Vigie, janvier 2019

 

 

 

Nouvelle lune

 

 

Vigie Janvier 2019 03

 

 

 

Minuit. Seul à nouveau reprendre le quart. La hulotte chante fort dans la nuit sans lune. Personne ne passe dans la lumière du réverbère, pas même un chat, ni le renard, ni le blaireau – ne parlons pas des habitants, tous calfeutrés, tous endormis. Moins dix degrés au thermomètre, le givre travaille dur et l’on s’endurcit avec lui. On écoute, on regarde le peu qui palpite encore dans cette nuit d’hiver.
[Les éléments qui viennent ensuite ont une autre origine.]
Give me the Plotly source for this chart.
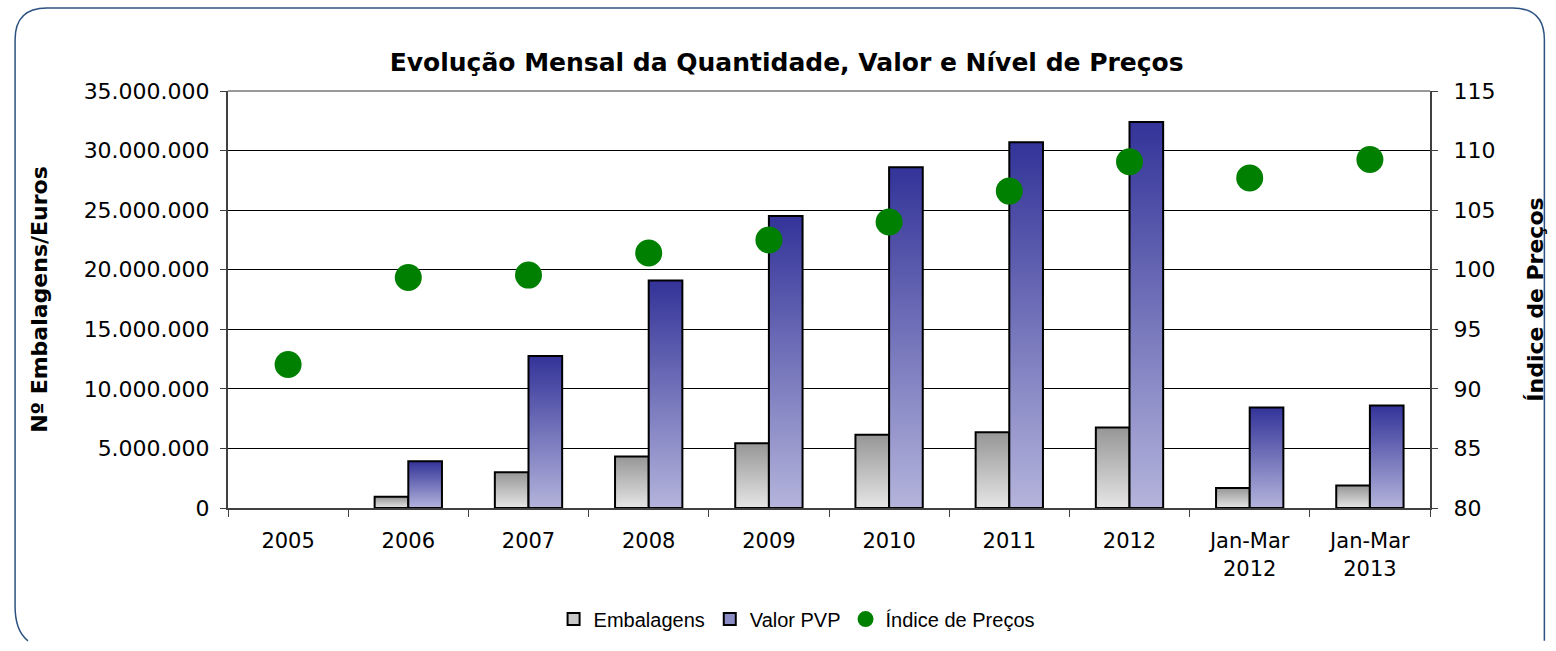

On sent qu’il faut, qu’il faudrait, devant tant de silence, tenter une parole. On sent qu’il est temps. On craint de ne pas en avoir le courage, ni le temps.

 

Deux heures. Plus que toi, plus que tout, plus que la mer, bien plus que le printemps, l’écriture me manque, qui n’en finit pas de m’échapper. Trop longtemps j’ai laissé s’aggraver ce manque qui menace à présent comme une poche d’eau prête à percer. J’écris. Je laisse suinter ici ces lignes, pour ne pas éclater.

 

Cinq heures. La scène du petit théâtre où je soliloque en silence reste plongée dans la pénombre, au fond de laquelle s’allument à peine les lueurs d’une lampe, d’un chemin blanc. Personne ne demande mehr Licht, plus de lumière. Personne ne parle, personne ne pleure. C’est un spectacle d’hiver bien glacé qui pénètre jusqu’aux os malgré les murs, les couvertures, le chauffage allumé, et donne la prescience de ce que sera, demain, le pire.